Russian Censor Gets Help From Amazon and Google
The result is to make life difficult for Telegram.
Doors closed.
Photographer: Carl Court/Getty Images EuropeGoogle and Amazon have failed the test of whether they’d sacrifice their commercial interests in Russia (and other authoritarian regimes) to some higher principle. As the messenger Telegram tried to use the companies’ cloud services to dodge a Russian ban, the two U.S.-based giants ended so-called domain fronting, the practice on which Telegram was relying.
Telegram, which had 15 million users in Russia (out of about 200 million overall), was banned by a Moscow court last month after Russia’s domestic intelligence, the FSB, demanded its encryption keys, ostensibly so it could get access to suspected terrorists’ messages.

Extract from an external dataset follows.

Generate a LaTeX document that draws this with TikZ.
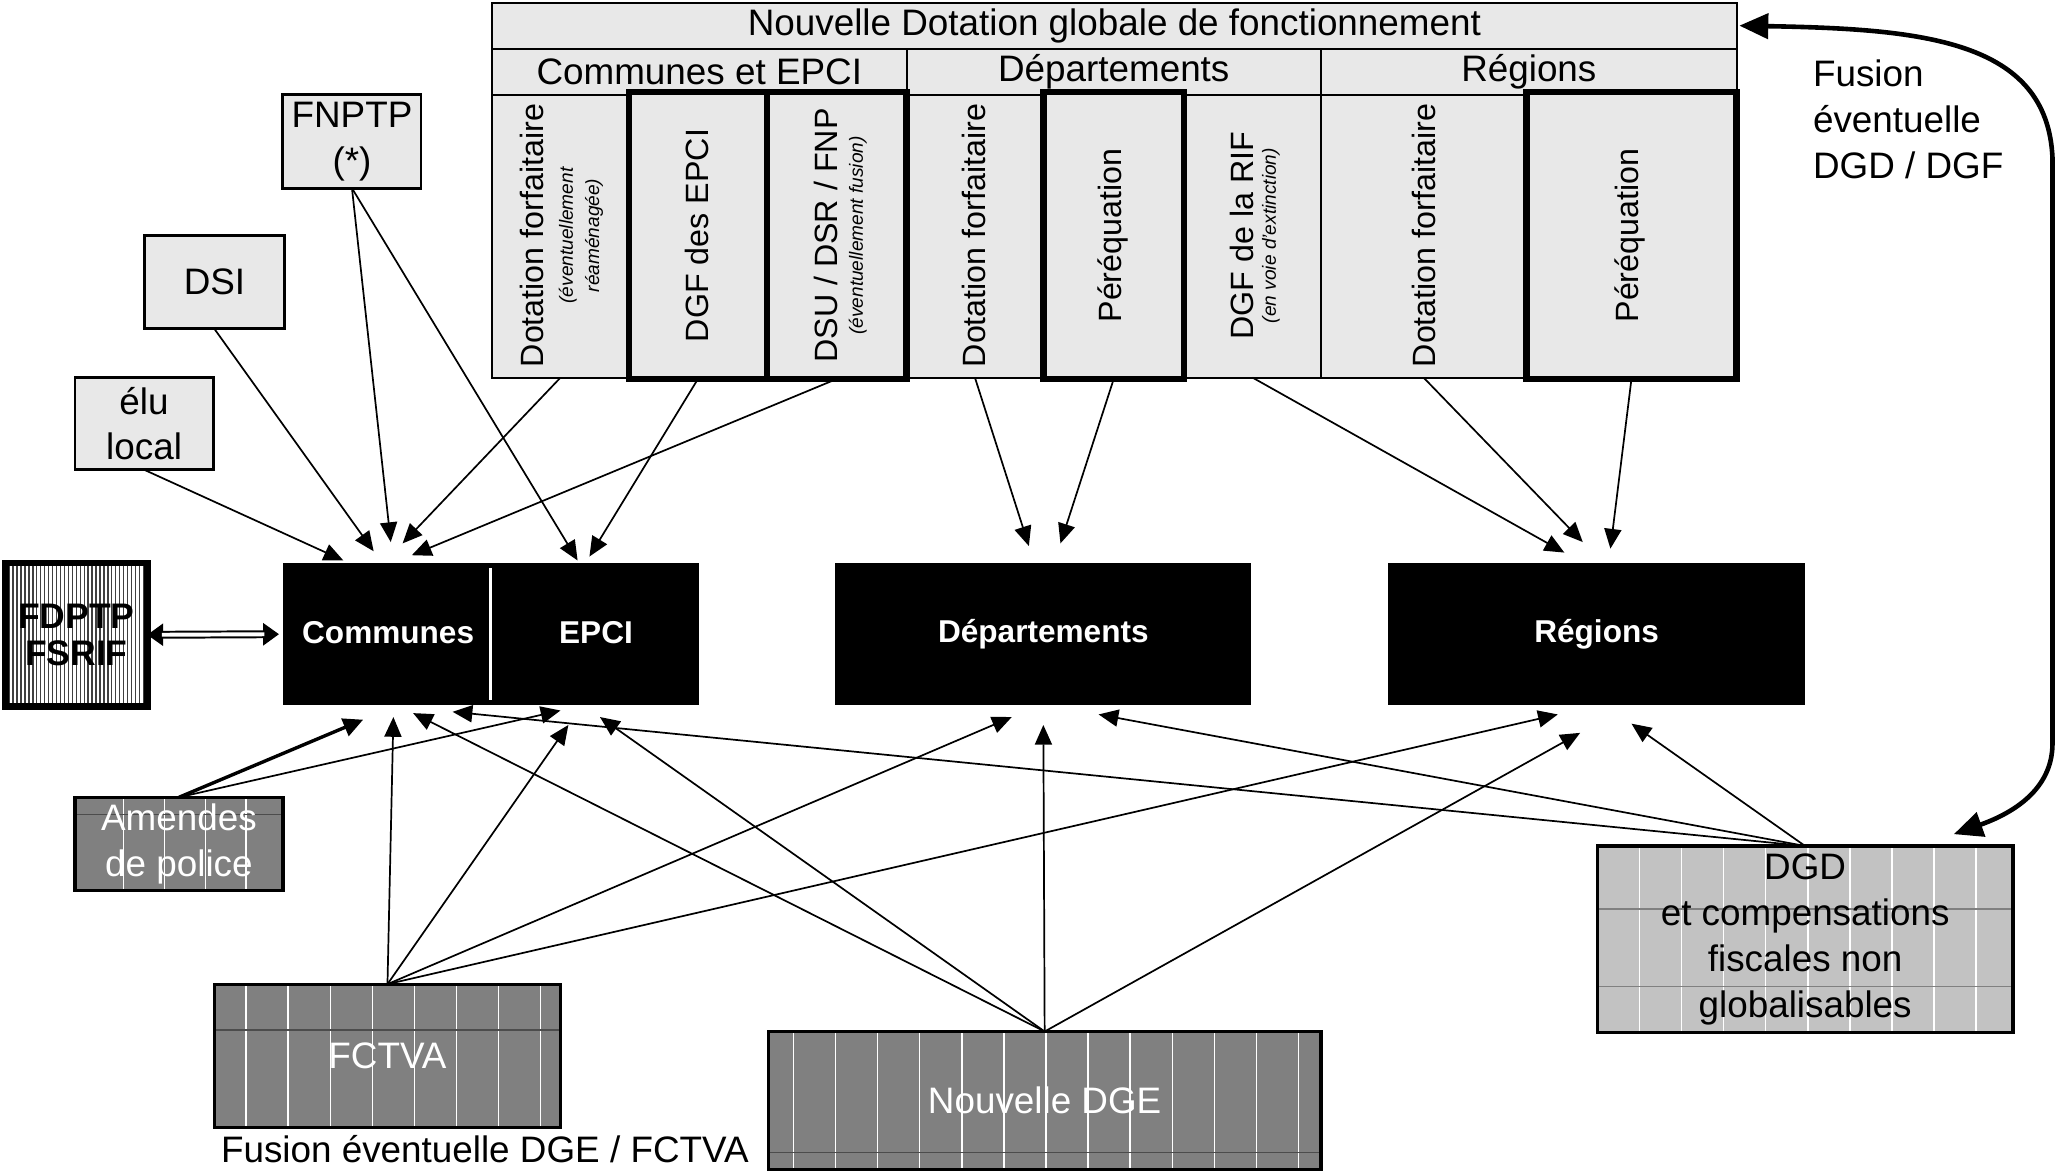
\documentclass[tikz,border=0pt]{standalone}
\usepackage{fontspec}
\setmainfont{Liberation Sans}
\usetikzlibrary{arrows.meta}
\definecolor{dotfill}{gray}{0.91}
\definecolor{darkfill}{gray}{0.5}
\definecolor{dgdfill}{gray}{0.76}
\definecolor{hline}{gray}{0.3}
\begin{document}
\begin{tikzpicture}[x=1pt,y=-1pt,
  every node/.style={inner sep=0pt, outer sep=0pt},
  f28/.style={font=\fontsize{28}{35}\selectfont},
  f24/.style={font=\fontsize{24.5}{30}\selectfont},
  fsmall/.style={font=\fontsize{14.5}{20}\selectfont\itshape},
  cell/.style={draw, line width=1.5pt, fill=dotfill},
  thickcell/.style={draw, line width=5pt, fill=dotfill},
  lbox/.style={draw, line width=2.2pt, fill=dotfill, f28, align=center},
  bbox/.style={fill=black, text=white, font=\fontsize{24}{28}\selectfont\bfseries},
  btxt/.style={text=white, font=\fontsize{24}{28}\selectfont\bfseries},
  dbox/.style={draw, line width=2.5pt, fill=darkfill, text=white, f28, align=center},
  stripe/.style={white, line width=1.1pt},
  hstripe/.style={hline, line width=1.1pt},
  arr/.style={line width=1.3pt, -{Triangle[length=15pt,width=13pt]}},
  arrB/.style={line width=2.6pt, -{Triangle[length=15pt,width=14pt]}}
]
\useasboundingbox (0,0) rectangle (1568,892);

% ---------- top table ----------
\node[cell, minimum width=946, minimum height=35, f28] (title) at (847,19.5) {Nouvelle Dotation globale de fonctionnement};
\node[cell, minimum width=315, minimum height=35, f28] (hC) at (531.5,54.5) {Communes et EPCI};
\node[cell, minimum width=315, minimum height=35, f28] (hD) at (846.5,54.5) {Départements};
\node[cell, minimum width=316, minimum height=35, f28] (hR) at (1162,54.5) {Régions};

\node[cell, minimum width=104, minimum height=215] (c1) at (426,179.5) {};
\node[cell, minimum width=104, minimum height=215] (c4) at (741,179.5) {};
\node[cell, minimum width=104, minimum height=215] (c6) at (952,179.5) {};
\node[cell, minimum width=156, minimum height=215] (c7) at (1082,179.5) {};
\node[thickcell, minimum width=105, minimum height=218] (c2) at (530.5,179) {};
\node[thickcell, minimum width=106, minimum height=218] (c3) at (636,179) {};
\node[thickcell, minimum width=107, minimum height=218] (c5) at (846.5,179) {};
\node[thickcell, minimum width=160, minimum height=218] (c8) at (1240,179) {};

\node[rotate=90, f24] (l1) at (404,179) {Dotation forfaitaire};
\node[rotate=90, fsmall, align=center] (l1i) at (441.5,179) {(éventuellement\\réaménagée)};
\node[rotate=90, f24] (l2) at (530,179) {DGF des EPCI};
\node[rotate=90, f24] (l3) at (628,179) {DSU / DSR / FNP};
\node[rotate=90, fsmall] (l3i) at (652,179) {(éventuellement fusion)};
\node[rotate=90, f24] (l4) at (740,179) {Dotation forfaitaire};
\node[rotate=90, f24] (l5) at (846,179) {Péréquation};
\node[rotate=90, f24] (l6) at (944,179) {DGF de la RIF};
\node[rotate=90, fsmall] (l6i) at (966,179) {(en voie d'extinction)};
\node[rotate=90, f24] (l7) at (1082,179) {Dotation forfaitaire};
\node[rotate=90, f24] (l8) at (1239,179) {Péréquation};

\node[f28, anchor=west, align=left] (fusion) at (1378,91) {Fusion\\éventuelle\\DGD / DGF};

% ---------- left boxes ----------
\node[lbox, minimum width=105, minimum height=71] (fnptp) at (267.5,107.5) {FNPTP\\(*)};
\node[lbox, minimum width=106, minimum height=71] (dsi) at (163,214.5) {DSI};
\node[lbox, minimum width=105, minimum height=70, font=\fontsize{28}{34}\selectfont] (elu) at (109.5,322) {élu\\local};

\node[draw, line width=5pt, fill=white, minimum width=108, minimum height=109,
  align=center, font=\fontsize{27}{28}\selectfont\bfseries,
  path picture={\foreach \k in {0,...,36}
    \draw[black!75, line width=1pt] ([xshift={3*\k}]path picture bounding box.north west) -- ([xshift={3*\k}]path picture bounding box.south west);}]
  (fdptp) at (58,482.5) {FDPTP\\FSRIF};

% ---------- black boxes ----------
\node[bbox, minimum width=316, minimum height=108] (ce) at (373,482) {};
\draw[white, line width=2pt] ([yshift=-4pt]ce.north) -- ([yshift=4pt]ce.south);
\node[btxt] (communes) at (295,481) {Communes};
\node[btxt] (epci) at (453,481) {EPCI};
\node[bbox, minimum width=316, minimum height=108] (dep) at (793,482) {Départements};
\node[bbox, minimum width=317, minimum height=108] (reg) at (1213.5,482) {Régions};

% ---------- bottom boxes ----------
\node[dbox, minimum width=158, minimum height=71,
  path picture={\foreach \k in {0,...,3}
    \draw[stripe] ([xshift={37+31*\k}]path picture bounding box.north west) -- ([xshift={37+31*\k}]path picture bounding box.south west);
    \draw[hstripe] ([yshift=-13pt]path picture bounding box.north west) -- ([yshift=-13pt]path picture bounding box.north east);}]
  (amendes) at (136,641.5) {Amendes\\de police};

\node[dbox, minimum width=263, minimum height=109,
  path picture={\foreach \k in {0,...,7}
    \draw[stripe] ([xshift={24+32*\k}]path picture bounding box.north west) -- ([xshift={24+32*\k}]path picture bounding box.south west);
    \draw[hstripe] ([yshift=-35pt]path picture bounding box.north west) -- ([yshift=-35pt]path picture bounding box.north east);}]
  (fctva) at (294.5,802.5) {FCTVA};

\node[dbox, minimum width=420, minimum height=105,
  path picture={\foreach \k in {0,...,12}
    \draw[stripe] ([xshift={19+32*\k}]path picture bounding box.north west) -- ([xshift={19+32*\k}]path picture bounding box.south west);
    \draw[hstripe] ([yshift=13pt]path picture bounding box.south west) -- ([yshift=13pt]path picture bounding box.south east);}]
  (dge) at (794,836.5) {Nouvelle DGE};

\node[draw, line width=2.5pt, fill=dgdfill, minimum width=316, minimum height=142, f28, align=center,
  path picture={\foreach \k in {1,...,9}
    \draw[stripe] ([xshift={32*\k}]path picture bounding box.north west) -- ([xshift={32*\k}]path picture bounding box.south west);
    \draw[gray, line width=1pt] ([yshift=-48pt]path picture bounding box.north west) -- ([yshift=-48pt]path picture bounding box.north east);
    \draw[gray, line width=1pt] ([yshift=-107pt]path picture bounding box.north west) -- ([yshift=-107pt]path picture bounding box.north east);}]
  (dgd) at (1372,714) {DGD\\et compensations\\fiscales non\\globalisables};

\node[f28, anchor=west] (fusion2) at (168,873) {Fusion éventuelle DGE / FCTVA};

% ---------- arrow end points ----------
\coordinate (t1) at (261,426);
\coordinate (t2) at (284,419);
\coordinate (t3) at (297,412);
\coordinate (t4) at (306,413);
\coordinate (t5) at (313,422);
\coordinate (t6) at (439,426);
\coordinate (t7) at (448,423);
\coordinate (t8) at (782,415);
\coordinate (t9) at (806,413);
\coordinate (t10) at (1189,420);
\coordinate (t11) at (1203,412);
\coordinate (t12) at (1224,417);

\coordinate (b1) at (276,547);
\coordinate (b2) at (299,545);
\coordinate (b3) at (314,542);
\coordinate (b4) at (344,541);
\coordinate (b5) at (426,540);
\coordinate (b6) at (432,551);
\coordinate (b7) at (456,545);
\coordinate (d1) at (769,545);
\coordinate (d2) at (793,551);
\coordinate (d3) at (835,543);
\coordinate (r1) at (1184,543);
\coordinate (r2) at (1201,557);
\coordinate (r3) at (1240,550);
\coordinate (dgdtip) at (1485,634);

% ---------- top arrows ----------
\draw[arr] (elu.south) -- (t1);
\draw[arr] (dsi.south) -- (t2);
\draw[arr] (fnptp.south) -- (t3);
\draw[arr] (c1.south) -- (t4);
\draw[arr] (c3.south) -- (t5);
\draw[arr] (fnptp.south) -- (t6);
\draw[arr] (c2.south) -- (t7);
\draw[arr] (c4.south) -- (t8);
\draw[arr] (c5.south) -- (t9);
\draw[arr] (c6.south) -- (t10);
\draw[arr] (c7.south) -- (t11);
\draw[arr] (c8.south) -- (t12);

% ---------- bottom arrows ----------
\draw[arrB] (amendes.north) -- (b1);
\draw[arr] (amendes.north) -- (b5);
\draw[arr] (fctva.north) -- (b2);
\draw[arr] (fctva.north) -- (b6);
\draw[arr] (fctva.north) -- (d1);
\draw[arr] (fctva.north) -- (r1);
\draw[arr] (dge.north) -- (b3);
\draw[arr] (dge.north) -- (b7);
\draw[arr] (dge.north) -- (d2);
\draw[arr] (dge.north) -- (r2);
\draw[arr] (dgd.north) -- (b4);
\draw[arr] (dgd.north) -- (d3);
\draw[arr] (dgd.north) -- (r3);

% ---------- FDPTP double arrow ----------
\draw[line width=1pt, {Triangle[length=12pt,width=17pt]}-{Triangle[length=12pt,width=17pt]}, shorten >=3pt] (fdptp.east) -- (ce.west);
\draw[double, double distance=3pt, line width=1.5pt, shorten <=11pt, shorten >=14pt] (fdptp.east) -- (ce.west);

% ---------- fusion DGD / DGF curved arrow ----------
\draw[line width=3.5pt, {Triangle[length=22pt,width=19pt]}-{Triangle[length=22pt,width=19pt]}]
  ([xshift=2pt]title.east) .. controls (1460,22) and (1556,30) .. (1560,120)
  -- (1560,565) .. controls (1560,600) and (1530,618) .. (dgdtip);
\end{tikzpicture}
\end{document}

Pavel Durov, who founded Telegram with his brother Nikolai, a wizard developer, was adamant that the FSB wouldn’t get its wish. As Roskomnadzor, the Russian internet censorship body, told providers to block access to internet addresses normally used by the messenger, it began jumping between IP addresses owned by Amazon’s and Google’s cloud businesses. As Roskomnadzor moved to block entire subnetworks (blocks of IP addresses) to stop this, hundreds of businesses — including, at one point, Google Search — became temporarily unavailable to Russian internet users. Runet, as the country’s internet segment is known, was suddenly broken — but Telegram kept working without a proxy.